‘What is this, I ask, but to act as a father to all your children and fellow-citizens? You rob yourself to make them rich; you strip yourself to clothe them. You wear yourself out with toil, that they may be quickened into life in Christ. In a word, you spend yourself away that you may gain them for Christ!
‘He must be envious, indeed, who does not back with all his might the man who engages in a work like this. He must be wicked, indeed, who can gainsay or interrupt him. That man is an enemy to England who does not care to give a helping hand where he can.’
Which words in praise of Colet’s self-sacrificing work were not merely uttered within hearing of those who might hang upon the lips of the aged Fitzjames or the bishop who had ‘blasphemed’ the school; they passed, with edition after edition of the ‘Copia’ of Erasmus, into the hands of every scholar in Europe, until they were known and read of all men![416]
Colet charged with heresy by his bishop.
But Bishop Fitzjames, whose unabating zeal against heretics had become the ruling passion of his old age, no longer able to control his hatred of the Dean, associated with himself two other bishops of like opinion and spirit in the ignoble work of making trouble for Colet. They resorted to their usual weapon—persecution. They exhibited to the Archbishop of Canterbury articles against Colet extracted from his sermons. Their first charge was that he had preached that images ought not to be worshipped. The second charge was that he had denied that Christ, when He commanded Peter the third time to ‘feed his lambs,’ made any allusion to the application of episcopal revenues in hospitality or anything else, seeing that Peter was a poor man, and had no episcopal revenues at all. The third charge was, that in speaking once from his pulpit of those who were accustomed to read their sermons, he meant to give a side-hit at the Bishop of London, who, on account of his old age, was in the habit of reading his sermons.[417]

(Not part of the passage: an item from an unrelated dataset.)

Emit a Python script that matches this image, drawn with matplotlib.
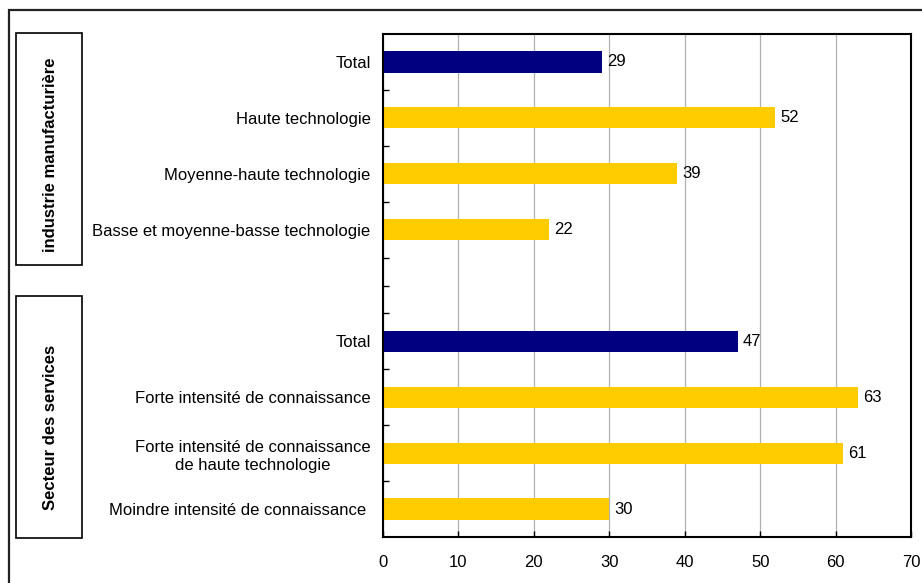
import matplotlib
matplotlib.use("Agg")
import matplotlib.pyplot as plt
from matplotlib.patches import Rectangle

plt.rcParams['font.family'] = ['Liberation Sans', 'DejaVu Sans']

categories = [
    "Total",
    "Haute technologie",
    "Moyenne-haute technologie",
    "Basse et moyenne-basse technologie",
    "",
    "Total",
    "Forte intensité de connaissance",
    "Forte intensité de connaissance\nde haute technologie",
    "Moindre intensité de connaissance ",
]
values = [29, 52, 39, 22, None, 47, 63, 61, 30]
is_total = [True, False, False, False, False, True, False, False, False]
group_labels = ["industrie manufacturière", "Secteur des services"]
xticks = [0, 10, 20, 30, 40, 50, 60, 70]

NAVY = "#000080"
GOLD = "#FFCC00"
FS = 12

W, H = 922, 583
fig = plt.figure(figsize=(W / 100, H / 100), dpi=100)

def fx(px):
    return px / W

def fy(py):
    return 1 - py / H

ax = fig.add_axes([fx(383), fy(537), fx(911) - fx(383), fy(34) - fy(537)])

pos = list(range(len(categories)))
for p, v, t in zip(pos, values, is_total):
    if v is None:
        continue
    ax.barh(p, v, height=0.38, color=NAVY if t else GOLD, zorder=2)
    ax.text(v + 0.7, p, f"{v}", va="center", ha="left", fontsize=FS, color="black", zorder=4)

ax.set_xlim(0, 70)
ax.set_ylim(8.5, -0.5)
ax.set_xticks(xticks)
ax.set_xticklabels([str(x) for x in xticks], fontsize=FS)
ax.set_yticks(pos)
ax.set_yticklabels(categories, fontsize=FS, linespacing=1.3)
for lab in ax.get_yticklabels():
    lab.set_multialignment("center")
ax.set_yticks([p + 0.5 for p in pos[:-1]], minor=True)
ax.tick_params(axis="y", which="both", direction="in", length=4, width=1, pad=9)
ax.tick_params(axis="x", which="both", direction="in", length=4, width=1, pad=13)
ax.xaxis.grid(True, color="#b0b0b0", linewidth=0.9, zorder=0)
ax.set_axisbelow(True)
for s in ax.spines.values():
    s.set_linewidth(1.5)
    s.set_color("black")

# outer frame
fig.add_artist(Rectangle((fx(9), fy(600)), fx(940) - fx(9), fy(10) - fy(600),
                         transform=fig.transFigure, fill=False, edgecolor="#222222",
                         linewidth=1.6, clip_on=False))

# group boxes
boxes = [(16, 33, 82, 265), (16, 296, 82, 538)]
text_y = [155, 427]
for (x0, y0, x1, y1), lbl, ty in zip(boxes, group_labels, text_y):
    fig.add_artist(Rectangle((fx(x0), fy(y1)), fx(x1) - fx(x0), fy(y0) - fy(y1),
                             transform=fig.transFigure, fill=False, edgecolor="black",
                             linewidth=1.2))
    fig.text(fx((x0 + x1) / 2) + 0.002, fy(ty), lbl, rotation=90, ha="center", va="center",
             fontsize=FS, fontweight="bold")

fig.savefig("out.png", dpi=100)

But the Archbishop, thoroughly appreciating as he did the high qualities of the Dean, became his protector and advocate, instead of his judge. Colet himself, says Erasmus, did not deign to make any reply to these foolish charges, and others ‘more foolish still.’[418] And the Archbishop, therefore, without hearing any reply, indignantly rejected them.

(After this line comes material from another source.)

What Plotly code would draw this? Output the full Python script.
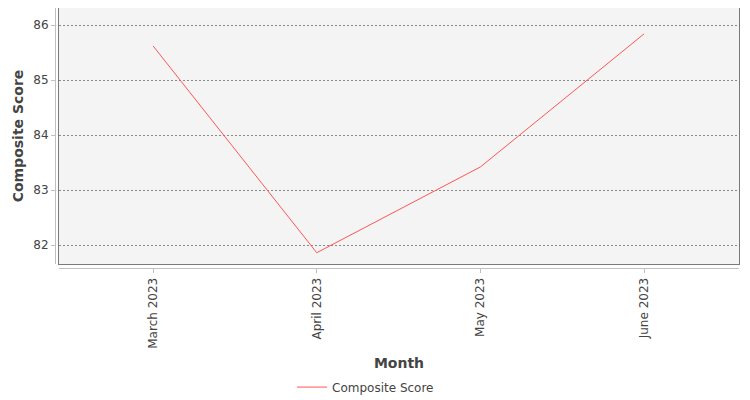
import plotly.graph_objects as go

months = ["March 2023", "April 2023", "May 2023", "June 2023"]
composite_score = [85.62, 81.86, 83.42, 85.84]
y_ticks = [82, 83, 84, 85, 86]

font_family = "DejaVu Sans"
x_range = [-0.575, 3.58]
y_range = [81.655, 86.31]

# the page body adds an 8px margin, so the figure is a bit smaller than the window
fig_w, fig_h = 742, 392
l, r, t, b = 47, 11, 0, 132
plot_w = fig_w - l - r
plot_h = fig_h - t - b
# plot box (data area) sits 4px inside the grey axis lines, like the original
x_dom = [4 / plot_w, 1]
y_dom = [4 / plot_h, 1]

fig = go.Figure()
fig.add_trace(go.Scatter(x=list(range(len(months))), y=composite_score,
                         mode='lines', name='Composite Score',
                         line=dict(color='#ff5555', width=1),
                         xaxis='x', yaxis='y'))
# same data on the offset axes so they get drawn
fig.add_trace(go.Scatter(x=list(range(len(months))), y=composite_score,
                         mode='lines', showlegend=False, hoverinfo='skip',
                         line=dict(color='rgba(0,0,0,0)', width=1),
                         xaxis='x2', yaxis='y2'))

fig.update_layout(
    width=fig_w, height=fig_h,
    margin=dict(l=l, r=r, t=t, b=b, autoexpand=False),
    paper_bgcolor='white',
    plot_bgcolor='#f4f4f4',
    font=dict(family=font_family, size=12, color='#444444'),
    showlegend=True,
    legend=dict(orientation='h', x=0.454, xanchor='center',
                y=-0.458, yanchor='middle',
                font=dict(size=12, color='#444444')),
    xaxis=dict(domain=x_dom, anchor='y', range=x_range, automargin=False,
               showline=True, mirror=True, linecolor='#7a7a7a', linewidth=1,
               showgrid=False, zeroline=False, showticklabels=False, ticks=''),
    yaxis=dict(domain=y_dom, anchor='x', range=y_range, automargin=False,
               tickvals=y_ticks,
               showline=True, mirror=True, linecolor='#7a7a7a', linewidth=1,
               showgrid=True, gridcolor='#8a8a8a', gridwidth=1, griddash='2px,2px',
               zeroline=False, showticklabels=False, ticks=''),
    xaxis2=dict(domain=x_dom, overlaying='x', anchor='free', position=0,
                automargin=False,
                range=x_range, tickvals=list(range(len(months))), ticktext=months,
                tickangle=-90, ticks='outside', ticklen=4, tickcolor='#c0c0c0',
                showline=True, linecolor='#c0c0c0', linewidth=1,
                showgrid=False, zeroline=False,
                tickfont=dict(size=12, color='#444444'),
                title=dict(text='<b>Month</b>', standoff=10,
                           font=dict(size=14, color='#444444'))),
    yaxis2=dict(domain=y_dom, overlaying='y', anchor='free', position=0,
                automargin=False,
                side='left', range=y_range, tickvals=y_ticks,
                ticks='outside', ticklen=4, tickcolor='#c0c0c0',
                showline=True, linecolor='#c0c0c0', linewidth=1,
                showgrid=False, zeroline=False,
                tickfont=dict(size=12, color='#444444'),
                title=dict(text='<b>Composite Score</b>', standoff=5,
                           font=dict(size=14, color='#444444'))),
)

fig.write_html("out.html")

Proceedings quashed by Warham.
What the charges ‘more foolish still’ may have been Erasmus does not record. But Tyndale mentions, as a well known fact, that ‘the Bishop of London would have made Dean Colet of Paules a heretic for translating the Paternoster in English, had not the [Arch]bishop of Canterbury helped the Dean.’[419] Colet’s English translation or paraphrase of the Paternoster still remains to show that he was open to the charge.[420] But for once, at least, the persecutor was robbed of his prey!